§ **INSTRUCTIONS FOR THE TASK**
The lines from the beginning of the records below through the one holding "from bokeh.resources import INLINE" are to be copied exactly; leave the pictures out.

-- BEGIN --

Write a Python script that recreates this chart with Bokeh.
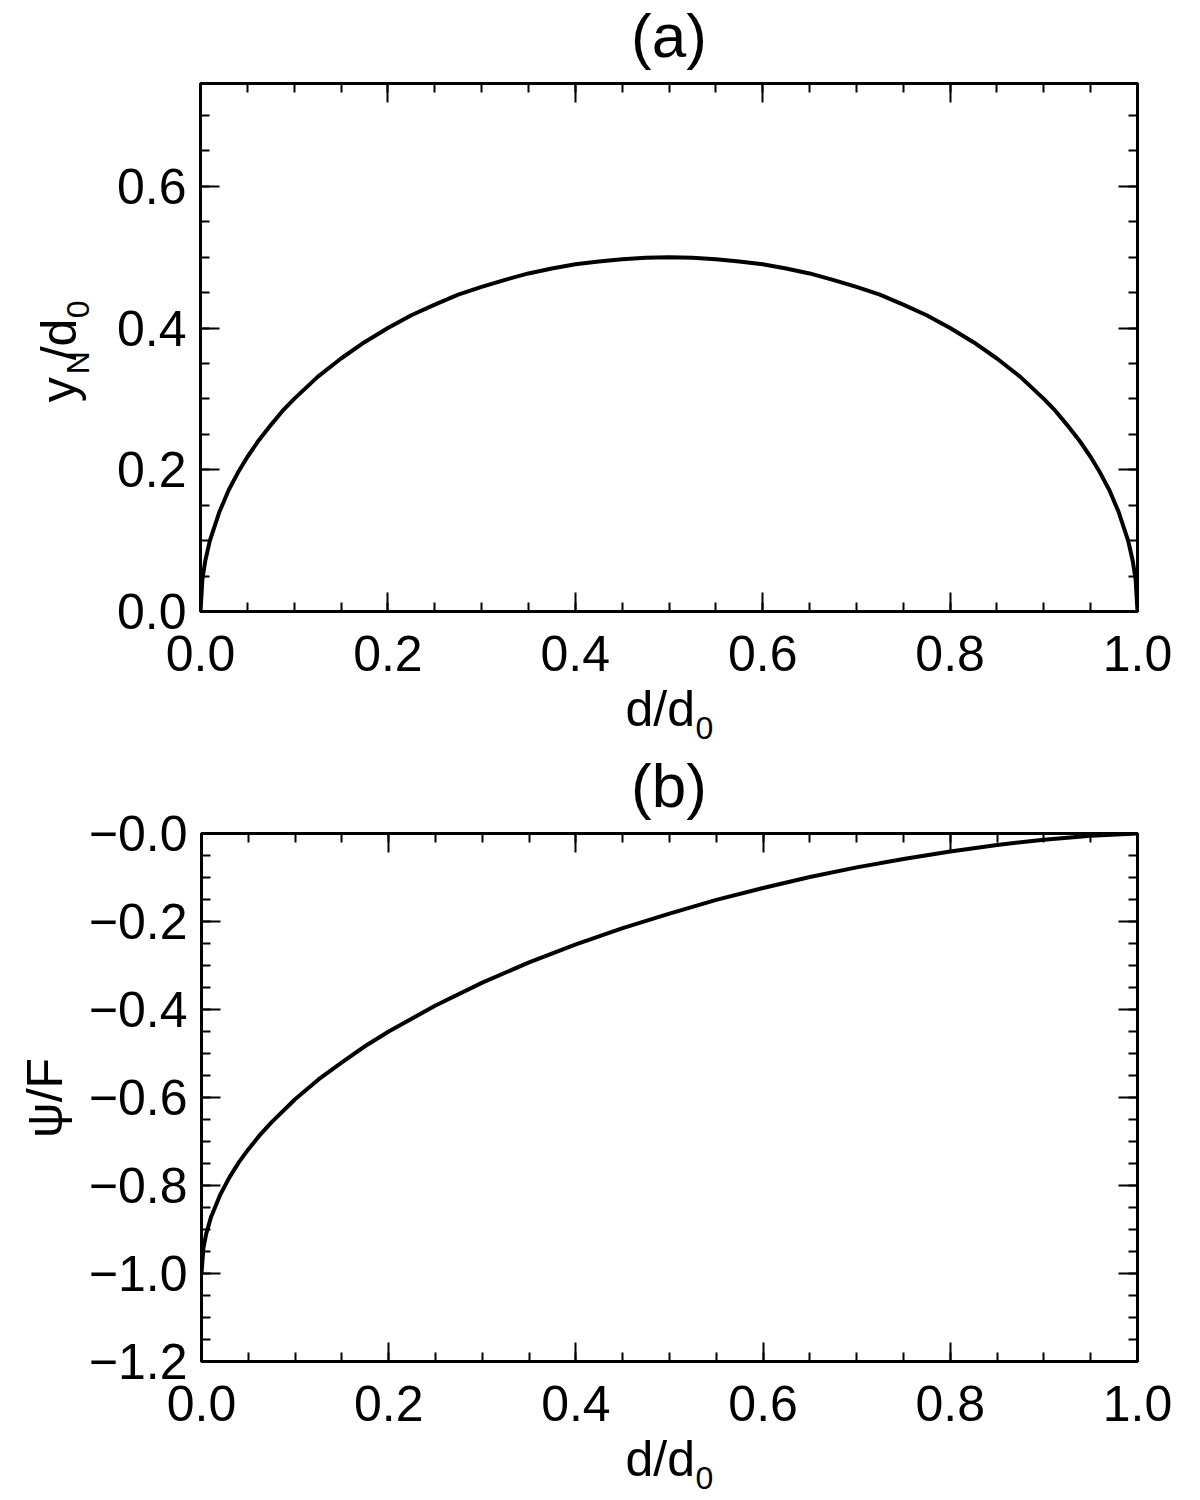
import math
from bokeh.plotting import figure
from bokeh.layouts import column, row
from bokeh.models import Range1d, LinearAxis, SingleIntervalTicker, CustomJSTickFormatter, Label
from bokeh.embed import file_html
from bokeh.resources import INLINE

# ---- data ----
d_a = [0, 0.002, 0.005, 0.01, 0.02, 0.03, 0.04, 0.05, 0.0625, 0.075, 0.0875, 0.1, 0.125,
       0.15, 0.175, 0.2, 0.225, 0.25, 0.275, 0.3, 0.325, 0.35, 0.375, 0.4, 0.425, 0.45,
       0.475, 0.5, 0.525, 0.55, 0.575, 0.6, 0.625, 0.65, 0.675, 0.7, 0.725, 0.75, 0.775,
       0.8, 0.825, 0.85, 0.875, 0.9, 0.9125, 0.925, 0.9375, 0.95, 0.96, 0.97, 0.98, 0.99,
       0.995, 0.998, 1.0]
yN_a = [0, 0.045, 0.071, 0.100, 0.140, 0.171, 0.196, 0.218, 0.242, 0.263, 0.283, 0.300,
        0.331, 0.357, 0.380, 0.400, 0.418, 0.433, 0.447, 0.458, 0.468, 0.477, 0.484, 0.490,
        0.494, 0.497, 0.499, 0.500, 0.499, 0.497, 0.494, 0.490, 0.484, 0.477, 0.468, 0.458,
        0.447, 0.433, 0.418, 0.400, 0.380, 0.357, 0.331, 0.300, 0.283, 0.263, 0.242, 0.218,
        0.196, 0.171, 0.140, 0.100, 0.071, 0.045, 0]

d_b = [0, 0.002, 0.005, 0.01, 0.02, 0.03, 0.04, 0.05, 0.0625, 0.075, 0.1, 0.125, 0.15,
       0.175, 0.2, 0.25, 0.3, 0.35, 0.4, 0.45, 0.5, 0.55, 0.6, 0.65, 0.7, 0.75, 0.8, 0.85,
       0.9, 0.95, 1.0]
psi_b = [-1.0, -0.943, -0.910, -0.873, -0.821, -0.781, -0.747, -0.718, -0.685, -0.656,
         -0.604, -0.559, -0.520, -0.483, -0.450, -0.391, -0.339, -0.293, -0.252, -0.215,
         -0.182, -0.151, -0.124, -0.099, -0.077, -0.058, -0.041, -0.026, -0.014, -0.005, 0.0]

x_range = (0.0, 1.0)
ya_range = (0.0, 0.745)
yb_range = (-1.2001, 0.0)

FONT = "Liberation Sans"
TICK_PX = "50px"
LINE_W = 4


def style_axis(ax, show):
    ax.axis_line_width = 3
    ax.axis_line_color = "black"
    ax.major_tick_in = 19
    ax.major_tick_out = 0
    ax.minor_tick_in = 9
    ax.minor_tick_out = 0
    ax.major_tick_line_width = 2
    ax.minor_tick_line_width = 2
    ax.major_tick_line_color = "black"
    ax.minor_tick_line_color = "black"
    ax.major_label_text_font = FONT
    ax.major_label_text_color = "black"
    if show:
        ax.major_label_text_font_size = TICK_PX
    else:
        ax.major_label_text_font_size = "0px"
        ax.major_label_standoff = 0
        ax.formatter = CustomJSTickFormatter(code="return ''")


def text_fig(w, h, **kw):
    f = figure(width=w, height=h, output_backend="svg", toolbar_location=None,
               x_range=Range1d(0, w), y_range=Range1d(0, h),
               x_axis_location=None, y_axis_location=None,
               min_border_left=0, min_border_right=0, min_border_top=0, min_border_bottom=0,
               **kw)
    f.outline_line_color = None
    f.grid.visible = False
    f.background_fill_color = "white"
    f.border_fill_color = "white"
    return f


def add_text(f, txt, x, y, size, align="left", angle=0.0):
    f.add_layout(Label(x=x, y=y, text=txt, angle=angle, text_align=align,
                       text_baseline="alphabetic", text_font=FONT,
                       text_font_size=size, text_color="black"))


TOP_OV = 22   # plot row overlaps the (empty) lower part of the title strip
MAIN_H = 619 + TOP_OV


def main_fig(xs, ys, yr, yfmt, left_w):
    p = figure(width=1200 - left_w, height=MAIN_H, output_backend="svg", toolbar_location=None,
               x_range=Range1d(*x_range), y_range=Range1d(*yr),
               min_border_left=200 - left_w, min_border_right=63,
               min_border_top=10 + TOP_OV, min_border_bottom=81)
    p.outline_line_color = "black"
    p.outline_line_width = 3
    p.xgrid.visible = False
    p.ygrid.visible = False
    p.background_fill_color = "white"
    p.border_fill_alpha = 0.0

    p.xaxis.ticker = SingleIntervalTicker(interval=0.2, num_minor_ticks=4)
    p.yaxis.ticker = SingleIntervalTicker(interval=0.2, num_minor_ticks=4)
    p.xaxis.formatter = CustomJSTickFormatter(code="return tick.toFixed(1)")
    p.yaxis.formatter = CustomJSTickFormatter(code=yfmt)
    style_axis(p.xaxis[0], True)
    style_axis(p.yaxis[0], True)
    p.xaxis.major_label_standoff = 24
    p.yaxis.major_label_standoff = 14

    top = LinearAxis(ticker=SingleIntervalTicker(interval=0.2, num_minor_ticks=4))
    right = LinearAxis(ticker=SingleIntervalTicker(interval=0.2, num_minor_ticks=4))
    style_axis(top, False)
    style_axis(right, False)
    p.add_layout(top, "above")
    p.add_layout(right, "right")

    p.line(xs, ys, line_color="black", line_width=LINE_W)
    return p


ang = math.pi / 2
XL_H = 70      # x-label strip height; overlaps the empty bottom of the plot above by 12 px
XL_OV = 12

# ---------- panel (a) ----------
title_a = text_fig(1200, 73)
add_text(title_a, "(a)", 668.5, 38, "62px", align="center")

ylab_a = text_fig(100, MAIN_H)
ylab_a.background_fill_alpha = 0.0
ylab_a.border_fill_alpha = 0.0
add_text(ylab_a, "y", 58, 254, "50px", angle=ang)
add_text(ylab_a, "N", 77, 288, "32px", angle=ang)
add_text(ylab_a, "/d", 58, 305, "50px", angle=ang)
add_text(ylab_a, "0", 77, 356, "32px", angle=ang)

main_a = main_fig(d_a, yN_a, ya_range, "return tick.toFixed(1)", 100)

xlab_a = text_fig(1200, XL_H, margin=(-XL_OV, 0, 0, 0))
add_text(xlab_a, "d/d", 625, 42, "50px")
add_text(xlab_a, "0", 695, 23, "32px")

# ---------- panel (b) ----------
title_b = text_fig(1200, 73)
add_text(title_b, "(b)", 668.5, 38, "62px", align="center")

ylab_b = text_fig(85, MAIN_H)
ylab_b.background_fill_alpha = 0.0
ylab_b.border_fill_alpha = 0.0
add_text(ylab_b, "\u03c8/F", 44, 320, "50px", align="center", angle=ang)

main_b = main_fig(d_b, psi_b, yb_range, "return '\\u2212' + Math.abs(tick).toFixed(1)", 85)

xlab_b = text_fig(1200, XL_H, margin=(-XL_OV, 0, 0, 0))
add_text(xlab_b, "d/d", 625, 42, "50px")
add_text(xlab_b, "0", 695, 23, "32px")

row_a = row(ylab_a, main_a, spacing=0, margin=(-TOP_OV, 0, 0, 0))
row_b = row(ylab_b, main_b, spacing=0, margin=(-TOP_OV, 0, 0, 0))

layout = column(title_a, row_a, xlab_a, title_b, row_b, xlab_b, spacing=0)
open("out.html", "w").write(file_html(layout, INLINE))
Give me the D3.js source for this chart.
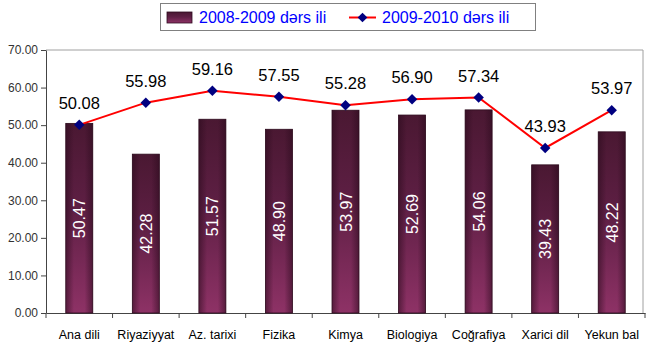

-- END --

§ **WRITTEN ANSWER**
Write a Python script that recreates this chart with Bokeh.
import math
from bokeh.plotting import figure
from bokeh.layouts import column, row
from bokeh.models import Range1d, LinearAxis, SingleIntervalTicker, CustomJSTickFormatter, Label
from bokeh.embed import file_html
from bokeh.resources import INLINE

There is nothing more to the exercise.